Mr. W.S. Hartman and Messrs. Gunn, Rasch Hall, for Appellants, submitted a brief; Mr. E.M. Hall argued the cause orally.

Mr. H.D. Bath and Mr. E.F. Bunker, for Respondents, submitted a brief; Mr. Bunker argued the cause orally.


Upon the issues in these cases there could be no recovery unless the plaintiffs have proven, by substantial evidence, negligence under the discovered peril or last clear chance doctrine. Where a plaintiff seeks to show liability under this doctrine, the complaint must allege and the evidence show that the engineer actually saw the plaintiff in a position of peril in time to thereafter, in the exercise of ordinary care, stop his engine or train before striking the person or object upon the track, and that he negligently failed to exercise such ordinary care. ( Dahmer v.

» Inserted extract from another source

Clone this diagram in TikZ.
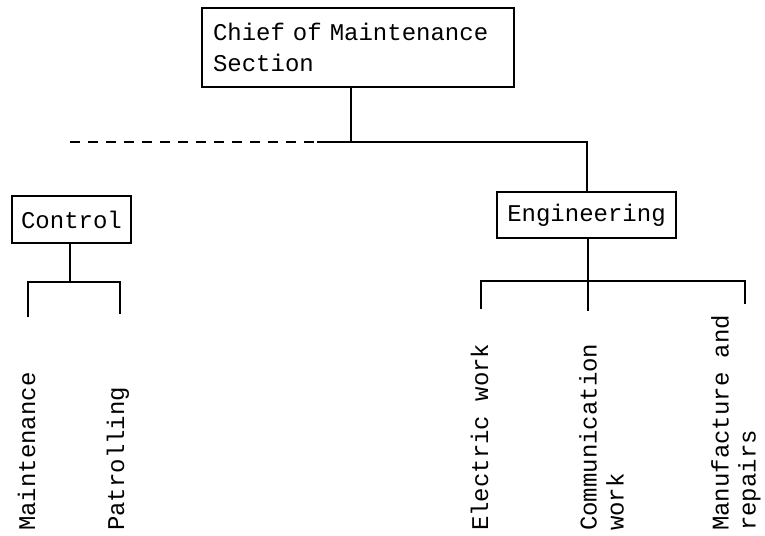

Northern P. Ry. Co., 48 Mont. 152, 136 P. 1059, 142 P. 209; McIntyre v. Northern P. Ry. Co., 56 Mont. 43, 180 P. 971; Stricklin v. Chicago, M. St. P.R. Co., 59 Mont. 367, 197 P. 839; Anderson v. Missoula St. R. Co., 54 Mont. 83, 167 P. 841.)

Although there may be a duty on the part of the engineer to keep a lookout and he fails to perform this duty, that does not authorize the plaintiff to invoke the last clear chance doctrine. The failure to keep a lookout is no different from the failure to ring the bell or blow the whistle or running of the train at an excessive speed, as negligence in either of these particulars does not allow a recovery on the part of the plaintiff, if the testimony shows that the plaintiff was guilty of contributory negligence contributing to the injury. ( Dahmer and Stricklin Cases, supra.)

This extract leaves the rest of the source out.